Post 53: More Comments & Reviews of Face Your Fears

Windy City Reviews with Chicago Writers Association

Wednesday, October 3, 2018 at 3:11PM

Rogue Phoenix Press, July 14, 2018Trade Paperback and E-book, 323 pages.

Reviewed by Renee James.

In Face Your Fears, author Bill Mathis tells the story of Nate McGuire and Jude Totsian, from each man’s childhood, to his earliest rumblings of attraction to other males, to the adult life events and romances that eventually lead them to each other. It is a novel with significant flaws in craftsmanship and pace, but it has redeeming qualities that recommend it, especially its gentle and touching telling of how gay men experience life, love, and the search for happiness.

Nate and Jude alternate the narration of this story. Nate has Cerebral Palsy, which renders him a wheelchair-bound quadriplegic. He is completely dependent on others for even the most basic life functions but compensates with a caustic wit, a loud voice, and a willingness to wield both qualities without fear or reservation in any situation. His suburban-Chicago family is supportive and well-heeled enough to make sure he has the services he needs.

Jude is ten years older than Nate and provides a sharp contrast: he’s athletic, active, and fully integrated into his conservative Iowa farm community as a child. Yet he feels a growing distance from that community as he becomes aware of his sexual orientation and how his family and community would regard that.

The contrast between the two boys’ journeys of self-discovery is profound and one of the elements that most recommend this book. Nate’s life is a succession of physical challenges non-handicapped people might have never imagined—getting a meal, getting to the bathroom in time and needing someone to clean him up afterwards, and dealing with the stares and discomfort his presence causes when he ventures into new places and situations. He deals with these embarrassments by being loud and bold, sometimes in a funny way, sometimes like a brat.

Jude is Nate’s opposite in many ways. He’s physically gifted, relatively quiet, and obedient. He goes along to get along.

The contrasts continue as each boy reaches puberty and begins feeling a sexual attraction to other males. Outspoken Nate wastes little time telling his loving and supportive family that he’s gay, while Jude begins a cycle of many years of a secret life by keeping his sexuality a secret.

The scenes depicting each boy’s early experiences with attraction and love are deep and moving, making this book the kind of read that will linger in one’s memory for many months and perhaps years to come.
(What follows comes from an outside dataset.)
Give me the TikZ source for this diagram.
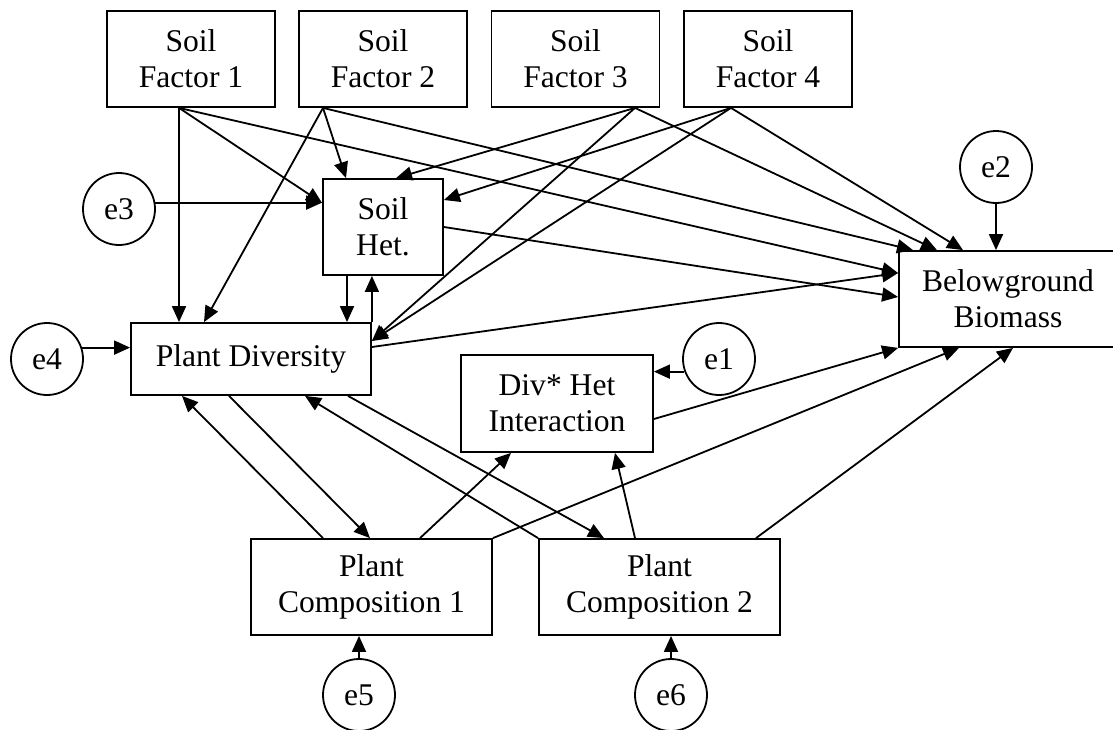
\documentclass[tikz,border=0pt]{standalone}
\usepackage{fontspec}
\setmainfont{Liberation Serif}
\usetikzlibrary{arrows.meta,calc}
\begin{document}
\begin{tikzpicture}[x=0.5pt,y=-0.5pt,line width=0.9pt,
  font=\fontsize{15.8}{18}\selectfont,
  var/.style={draw,rectangle,align=center,inner sep=0pt,minimum height=48pt},
  err/.style={draw,circle,inner sep=0pt,minimum size=36pt},
  arr/.style={-{Triangle[length=8pt,width=7pt]}}]
\useasboundingbox (0,0) rectangle (1113,729);
\foreach \i/\x in {1/191,2/383,3/575.5,4/768}
  \node[var,minimum width=84pt] (sf\i) at (\x,59) {Soil\\Factor \i};
\node[var,minimum width=60pt] (sh) at (383,227) {Soil\\Het.};
\node[var,minimum width=120pt,minimum height=36pt] (pd) at (251,359) {Plant Diversity};
\node[var,minimum width=96pt,minimum height=48.5pt] (dh) at (557,403.5) {Div* Het\\Interaction};
\node[var,minimum width=109pt] (bb) at (1008,299) {Belowground\\Biomass};
\node[var,minimum width=120.5pt] (pc1) at (371.5,587) {Plant\\Composition 1};
\node[var,minimum width=120.5pt] (pc2) at (659.5,587) {Plant\\Composition 2};
\node[err] (e1) at (719,359) {e1};
\node[err] (e2) at (996,167) {e2};
\node[err] (e3) at (119,209) {e3};
\node[err] (e4) at (47,359) {e4};
\node[err] (e5) at (359,695) {e5};
\node[err] (e6) at (671,695) {e6};
\coordinate (sf1b) at ($(sf1.south)+(-12,0)$);
\coordinate (sf2b) at ($(sf2.south)+(-60,0)$);
\coordinate (sf3b) at ($(sf3.south)+(59.5,0)$);
\coordinate (sf4b) at ($(sf4.south)+(-37,0)$);
\coordinate (pdR) at ($(pd.east)+(0,-18)$);
\coordinate (bbL) at ($(bb.west)+(0,-26)$);
\draw[arr] (sf1b) -- ($(pd.north)+(-72,0)$);
\draw[arr] (sf1b) -- ($(sh.west)+(0,-24)$);
\draw[arr] (sf1b) -- (bbL);
\draw[arr] (sf2b) -- ($(sh.north)+(-37,0)$);
\draw[arr] (sf2b) -- ($(pd.north)+(-47,0)$);
\draw[arr] (sf2b) -- ($(bb.north)+(-95,0)$);
\draw[arr] (sf3b) -- ($(sh.north)+(13,0)$);
\draw[arr] (sf3b) -- (pdR);
\draw[arr] (sf3b) -- ($(bb.north)+(-71,0)$);
\draw[arr] (sf4b) -- ($(sh.east)+(0,-27)$);
\draw[arr] (sf4b) -- (pdR);
\draw[arr] (sf4b) -- ($(bb.north)+(-45,0)$);
\draw[arr] (e3.10) -- (e3.10 -| sh.west);
\draw[arr] (e4.18) -- (e4.18 -| pd.west);
\draw[arr] (e1.200) -- (e1.200 -| dh.east);
\draw[arr] (e2.south) -- (e2.south |- bb.north);
\draw[arr] (e5.north) -- (e5.north |- pc1.south);
\draw[arr] (e6.north) -- (e6.north |- pc2.south);
\draw[arr] ($(sh.south)+(-36,0)$) -- ($(pd.north)+(96,0)$);
\draw[arr] (pd.north east) -- (pd.north east |- sh.south);
\draw[arr] (sh.east) -- ($(bb.west)+(0,-2)$);
\draw[arr] ($(pd.east)+(0,-12)$) -- (bbL);
\draw[arr] ($(dh.east)+(0,15.5)$) -- (bb.south west);
\draw[arr] (pc1.north east) -- ($(bb.south)+(-49,0)$);
\draw[arr] ($(pc2.north)+(96.5,0)$) -- ($(bb.south)+(5,0)$);
\draw[arr] ($(pc1.north)+(-48.5,0)$) -- ($(pd.south)+(-69,0)$);
\draw[arr] ($(pd.south)+(-22,0)$) -- ($(pc1.north)+(-1.5,0)$);
\draw[arr] (pc2.north west) -- ($(pd.south)+(54,0)$);
\draw[arr] ($(pd.south)+(97,0)$) -- ($(pc2.north)+(-55.5,0)$);
\draw[arr] ($(pc1.north)+(48.5,0)$) -- ($(dh.south)+(-46,0)$);
\draw[arr] ($(pc2.north)+(-24.5,0)$) -- ($(dh.south)+(58,0)$);
\end{tikzpicture}
\end{document}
As Nate and Jude evolve into their adult years, Face Your Fears becomes more of a romance novel, with frequent twists and turns, angst, and tears in each man’s struggles for love and fulfillment.

While the portraits of Nate and Jude in their early years make this book special, the lapses in storytelling craft slow it to a crawl in places. Author Mathis tells his story in first-person, present tense, which is effective, but it often lapses into long passages filling in back story in past tense. Some transitions in time and place are unclear. And some of the dialogue would be better condensed into summary narration to keep the story moving.

Despite these shortcomings, Face Your Fears rewards readers with moments that are deeply engaging and can change one’s understanding of the world in which we live—a quality not always found in today’s most popular fiction.